Two Mothers: recensione film

UN FILM SU UN AMORE MORBOSO COMPLETAMENTE SURREALE

two mothers locandina filmGENERE: drammatico

DURATA: 100′

DATA DI USCITA: 17 Ottobre 2013

VOTO: 2 su 5

Ammettiamo in partenza, che probabilmente non era facile raccontare una storia come questa. Voler portare sul grande schermo Le Nonne di Doris Lessing, è un rischio, come solo sa chi ha letto il libro del premio Nobel per la letteratura. Anne Fontaine ci prova, con Two Mothers – Adore, ma quel che ne esce fuori è solo un lavoro poco riuscito da cui si salvano davvero pochi elementi.

Lil (Naomi Watts) e Roz (Robin Wright) si conoscono da quando sono nate, portando avanti per tutta la vita un legame così stretto da sembrare familiare. E come loro, anche i loro bambini imparano a crescere e maturare insieme. Tutto scorre normalmente, finché un giorno Ian (Xavier Samuel), figlio di Lil, mostra la sua attrazione sessuale verso Roz. Quando il figlio Tom (James Frecheville) scopre la relazione tra la madre e l’amico, si rifugia a casa di Lil, dove accade la stessa identica cosa. Le due famiglie trascorrono così del tempo insieme completamente sopraffatte dall’amore e dall’eros, consapevoli che i figli ancora giovani prima o poi li dovranno lasciar andare per prendere il volo. O forse no.

Il tutto è raccontato sullo sfondo di un paesaggio onirico, uno spazio paradisiaco fuori ogni tempo e ogni spazio in cui vivere una storia così lontana dalla realtà. Il problema vero di questo film è che un soggetto che poteva essere interessante è stato gestito in mal modo risultando completamente surreale e forzato. La passione trasgressiva non viene analizzata nel profondo, introducendo solo didatticamente le riflessioni e i pensieri delle protagoniste, che nulla apportano in più rispetto a quello che ci si aspettava come base. C’è solo qualche sguardo tormentato e qualche lacrima accompagnata dal “ma che stiamo facendo? Finiamola qua“, senza realmente entrare dentro ad un argomento così scottante e accattivante. Si rimane sgomenti difronte ad una sceneggiatura davvero insipida, così poco energica e graffiante da risultare davvero esasperante.

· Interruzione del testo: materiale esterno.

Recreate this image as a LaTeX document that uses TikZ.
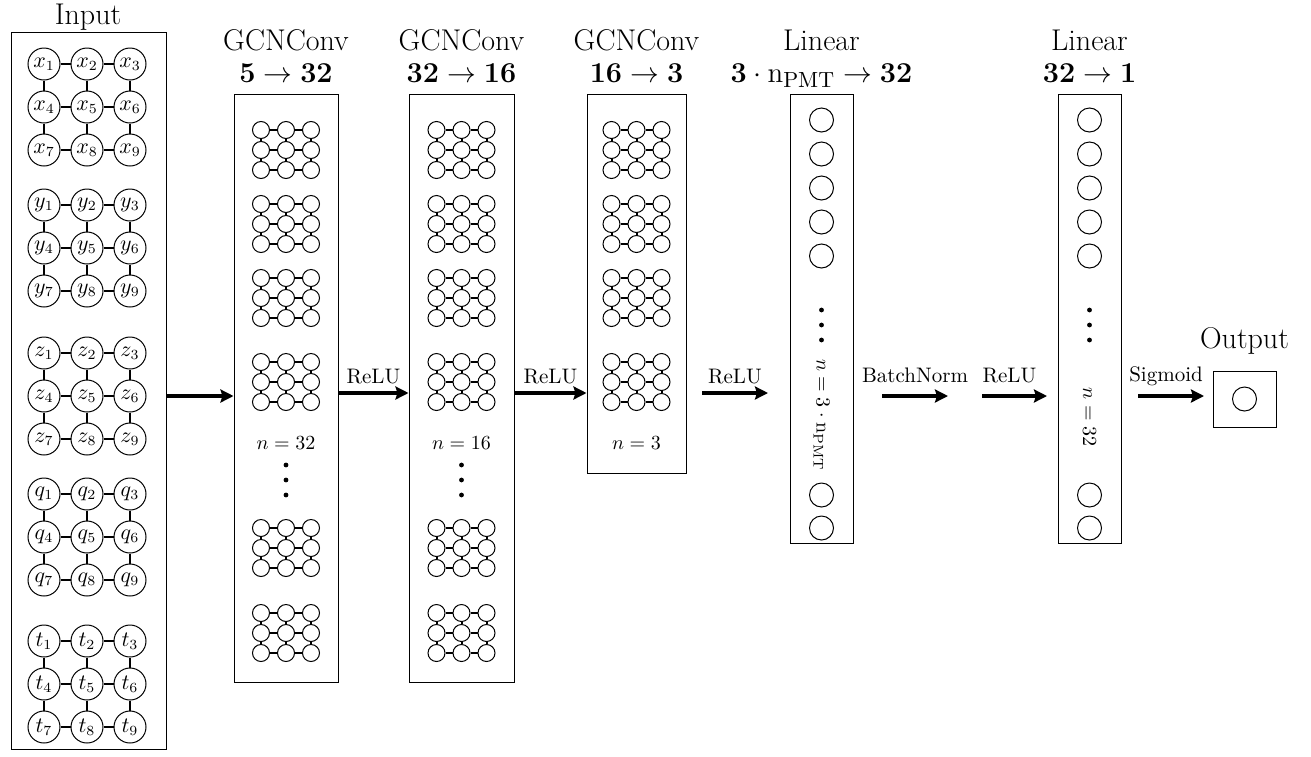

Una buona idea insomma, trattata davvero malamente, risollevata dalle buone interpretazioni delle esperte protagoniste, che si mettono in gioco dando il via libera all’occhio indiscreto e ravvicinato della macchina da presa sui loro corpi. Tutti i quattro personaggi della storia infatti, vengono mostrati come oggetti sessuali scolpiti, con primi piani e sequenze che riprendono particolari posizioni e particolari dettagli di momenti.

Sembra, in sostanza, un eterno gioco erotico di cui nessuno si stanca. Ma i giochi hanno un tempo, e quando i bambini crescono, com’è normale che sia, si stufano e li lasciano in un angolo a prendere polvere, per poi buttarli definitivamente. E se alcuni di questi rimangono anche durante la crescita, è perché ci si è affezionati, ma il loro utilizzo è pari a quello di un suppellettile. Perché è così che va la vita, e qualcuno alla regista dovrebbe dirlo.